In two dissents this past term, Justices invoked Alice in Wonderland.

Chief Justice Roberts had this gem in FEC v. Cruz. A paragraph on page 7 begins:

These arguments have an Alice in Wonderland air about them, with the Government arguing that appellees would not violate the statute by repaying Cruz, and the appellees arguing that they would. But this case has unfolded in an unusual way. 

Three paragraphs later, on the bottom of page 8, Roberts pays off the Alice reference:

But we need not go further down this rabbit hole.

And Justice Thomas's dissent in U.S. v. Taylor included this reference:

Yet, the Court holds that Taylor did not actually commit a "crime of violence" because a hypothetical defendant—the Court calls him "Adam"—could have been convicted of attempting to commit Hobbs Act robbery without using, attempting to use, or threatening to use physical force. Ante, at 5; see §924(c)(3)(A). This holding exemplifies just how this Court's "categorical approach" has led the Federal Judiciary on a "journey Through the Looking Glass," during which we have found many "strange things." L. Carroll, Alice in Wonderland and Through the Looking Glass 227 (J. Messner ed. 1982).

And Thomas closed the connection in the final paragraph:

Even Alice, having slaked her curiosity, eventually re- turned from the land beyond the looking glass.

I appreciate Thomas's reference, but Roberts's was so much more effective.

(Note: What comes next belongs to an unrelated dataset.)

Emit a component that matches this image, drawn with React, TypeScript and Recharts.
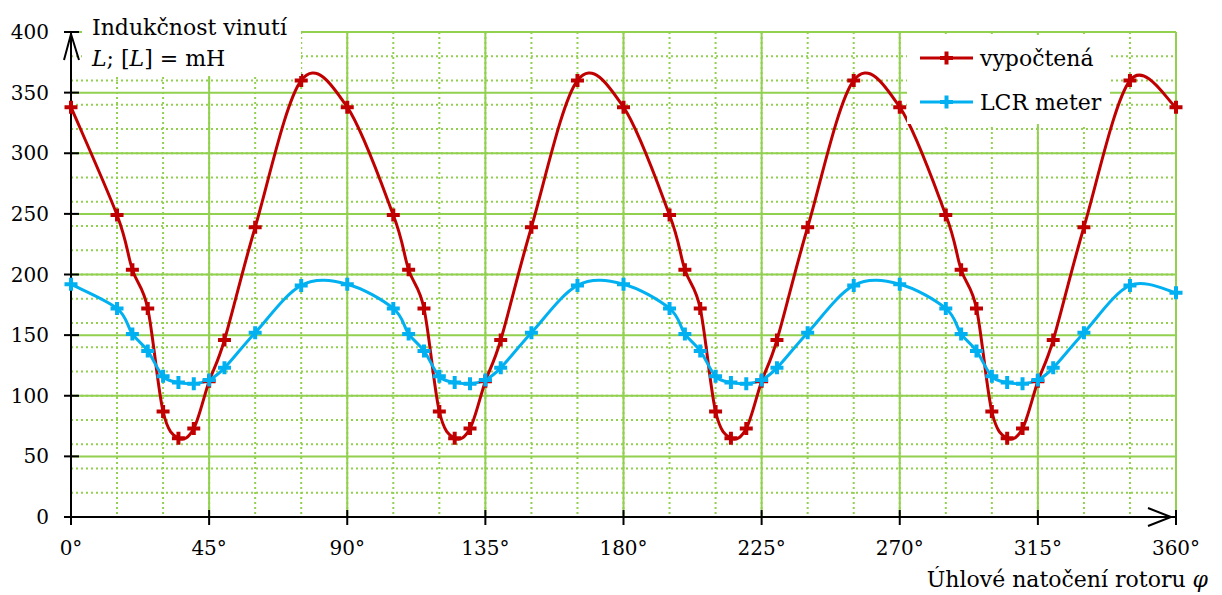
import React from "react";
import { LineChart, Line, XAxis, YAxis, CartesianGrid, ReferenceDot } from "recharts";

// úhel natočení rotoru [°]
const angles = [
  0, 15, 20, 25, 30, 35, 40, 45, 50, 60, 75,
  90, 105, 110, 115, 120, 125, 130, 135, 140, 150, 165,
  180, 195, 200, 205, 210, 215, 220, 225, 230, 240, 255,
  270, 285, 290, 295, 300, 305, 310, 315, 320, 330, 345,
  360,
];

// indukčnost [mH]
const vypoctena = [
  338, 249, 204, 172, 87, 65, 73, 112, 146, 239, 360,
  338, 249, 204, 172, 87, 65, 73, 112, 146, 239, 360,
  338, 249, 204, 172, 87, 65, 73, 112, 146, 239, 360,
  338, 249, 204, 172, 87, 65, 73, 112, 146, 239, 360,
  338,
];

const lcrMeter = [
  192, 172, 151, 137, 116, 111, 110, 113, 123, 152, 191,
  192, 172, 151, 137, 116, 111, 110, 113, 123, 152, 191,
  192, 172, 151, 137, 116, 111, 110, 113, 123, 152, 191,
  192, 172, 151, 137, 116, 111, 110, 113, 123, 152, 191,
  185,
];

const xTicks = [0, 45, 90, 135, 180, 225, 270, 315, 360];
const yTicks = [0, 50, 100, 150, 200, 250, 300, 350, 400];
const xMinor = [0, 15, 30, 45, 60, 75, 90, 105, 120, 135, 150, 165, 180, 195, 210, 225, 240, 255, 270, 285, 300, 315, 330, 345, 360];
const yMinor = [0, 10, 20, 30, 40, 50, 60, 70, 80, 90, 100, 110, 120, 130, 140, 150, 160, 170, 180, 190, 200, 210, 220, 230, 240, 250, 260, 270, 280, 290, 300, 310, 320, 330, 340, 350, 360, 370, 380, 390, 400];

const series = [
  { key: "vypoctena", name: "vypočtená", color: "#C00000" },
  { key: "lcr", name: "LCR meter", color: "#00B0F0" },
];

const data = angles.map((a, i) => ({ angle: a, vypoctena: vypoctena[i], lcr: lcrMeter[i] }));

const FONT = "'DejaVu Serif', serif";
const GREEN = "#92D050";

// hladká křivka jako v Excelu (Catmull-Rom -> Bezier)
function excelSmooth(context: any) {
  let pts: number[][] = [];
  return {
    areaStart() {},
    areaEnd() {},
    lineStart() {
      pts = [];
    },
    point(x: number, y: number) {
      pts.push([+x, +y]);
    },
    lineEnd() {
      const n = pts.length;
      if (!n) return;
      context.moveTo(pts[0][0], pts[0][1]);
      for (let i = 0; i < n - 1; i++) {
        const p0 = pts[Math.max(i - 1, 0)];
        const p1 = pts[i];
        const p2 = pts[i + 1];
        const p3 = pts[Math.min(i + 2, n - 1)];
        context.bezierCurveTo(
          p1[0] + (p2[0] - p0[0]) / 6,
          p1[1] + (p2[1] - p0[1]) / 6,
          p2[0] - (p3[0] - p1[0]) / 6,
          p2[1] - (p3[1] - p1[1]) / 6,
          p2[0],
          p2[1]
        );
      }
    },
  };
}

const plusDot = (color: string) => (props: any) => {
  const { cx, cy, key, index } = props;
  if (cx == null || cy == null) return <g key={key ?? index} />;
  return (
    <path
      key={key ?? index}
      d={`M${cx - 6.5},${cy}h13M${cx},${cy - 6.5}v13`}
      stroke={color}
      strokeWidth={4}
      fill="none"
    />
  );
};

const XTick = (props: any) => {
  const { x, y, payload } = props;
  return (
    <g>
      <line x1={x} x2={x} y1={y - 7} y2={y + 8} stroke="#000" strokeWidth={2} />
      <text x={x} y={y + 38} textAnchor="middle" fontFamily={FONT} fontSize={20} fill="#000">
        {payload.value}°
      </text>
    </g>
  );
};

const YTick = (props: any) => {
  const { x, y, payload } = props;
  return (
    <g>
      <line x1={x - 7} x2={x + 8} y1={y} y2={y} stroke="#000" strokeWidth={2} />
      <text x={x - 22} y={y} dy="0.35em" textAnchor="end" fontFamily={FONT} fontSize={20} fill="#000">
        {payload.value}
      </text>
    </g>
  );
};

const YArrow = (props: any) => {
  const { cx, cy } = props;
  return <path d={`M${cx - 7},${cy + 28}L${cx},${cy + 2}L${cx + 8},${cy + 28}`} stroke="#000" strokeWidth={2} fill="none" />;
};

const XArrow = (props: any) => {
  const { cx, cy } = props;
  return <path d={`M${cx - 28},${cy - 9}L${cx - 5},${cy}L${cx - 28},${cy + 9}`} stroke="#000" strokeWidth={2} fill="none" />;
};

export default function App() {
  return (
    <div style={{ position: "absolute", left: 0, top: 0, width: 1222, height: 595, background: "#fff" }}>
      <LineChart width={1222} height={595} data={data} margin={{ top: 32, right: 46, bottom: 0, left: 0 }}>
        <XAxis xAxisId="minor" type="number" dataKey="angle" domain={[0, 360]} ticks={xMinor} hide allowDataOverflow />
        <YAxis yAxisId="minor" type="number" domain={[0, 400]} ticks={yMinor} hide allowDataOverflow />
        <CartesianGrid xAxisId="minor" yAxisId="minor" stroke={GREEN} strokeWidth={2} strokeDasharray="2 3" />
        <CartesianGrid stroke={GREEN} strokeWidth={2} />
        <XAxis
          type="number"
          dataKey="angle"
          domain={[0, 360]}
          ticks={xTicks}
          interval={0}
          height={78}
          tickSize={0}
          tickMargin={0}
          axisLine={{ stroke: "#000", strokeWidth: 2 }}
          tickLine={false}
          tick={<XTick />}
        />
        <YAxis
          type="number"
          domain={[0, 400]}
          ticks={yTicks}
          interval={0}
          width={71}
          tickSize={0}
          tickMargin={0}
          axisLine={{ stroke: "#000", strokeWidth: 2 }}
          tickLine={false}
          tick={<YTick />}
        />
        <Line
          dataKey="vypoctena"
          name={series[0].name}
          type={excelSmooth as any}
          stroke={series[0].color}
          strokeWidth={3}
          dot={plusDot(series[0].color)}
          activeDot={false}
          isAnimationActive={false}
        />
        <Line
          dataKey="lcr"
          name={series[1].name}
          type={excelSmooth as any}
          stroke={series[1].color}
          strokeWidth={3}
          dot={plusDot(series[1].color)}
          activeDot={false}
          isAnimationActive={false}
        />
        <ReferenceDot x={0} y={400} shape={<YArrow />} ifOverflow="visible" />
        <ReferenceDot x={360} y={0} shape={<XArrow />} ifOverflow="visible" />
      </LineChart>

      {/* popis osy y */}
      <div
        style={{
          position: "absolute",
          left: 82,
          top: 0,
          width: 219,
          height: 76,
          background: "#fff",
          fontFamily: FONT,
          fontSize: 22,
          lineHeight: "31px",
          paddingTop: 12,
          paddingLeft: 10,
          boxSizing: "border-box",
          whiteSpace: "nowrap",
        }}
      >
        <div>Indukčnost vinutí</div>
        <div>
          <i>L</i>; [<i>L</i>] = mH
        </div>
      </div>

      {/* legenda */}
      <div
        style={{
          position: "absolute",
          left: 907,
          top: 35,
          width: 203,
          height: 89,
          background: "#fff",
          fontFamily: FONT,
          fontSize: 22,
        }}
      >
        {series.map((s, i) => (
          <div
            key={s.key}
            style={{ position: "absolute", left: 13, top: 23 + i * 44 - 16, height: 32, display: "flex", alignItems: "center", whiteSpace: "nowrap" }}
          >
            <svg width={53} height={20} style={{ display: "block" }}>
              <line x1={0} x2={53} y1={10} y2={10} stroke={s.color} strokeWidth={3} />
              <path d="M20,10h13M26.5,3.5v13" stroke={s.color} strokeWidth={4} />
            </svg>
            <span style={{ marginLeft: 7 }}>{s.name}</span>
          </div>
        ))}
      </div>

      {/* popis osy x */}
      <div
        style={{
          position: "absolute",
          right: 14,
          top: 564,
          fontFamily: FONT,
          fontSize: 22,
          lineHeight: "31px",
          whiteSpace: "nowrap",
        }}
      >
        Úhlové natočení rotoru <i>φ</i>
      </div>
    </div>
  );
}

Don't forget Justice Scalia's barb from his dissent in Los Angeles v. Patel:

The Court suggests that police could obtain an administrative subpoena to search a guest register and, if a motel moves to quash, the police could "guar[d] the registry pending a hearing" on the motion. Ante, at 2456. This proposal is equal parts 1984 and Alice in Wonderland.

Why make one literary reference in a sentence when you can make two?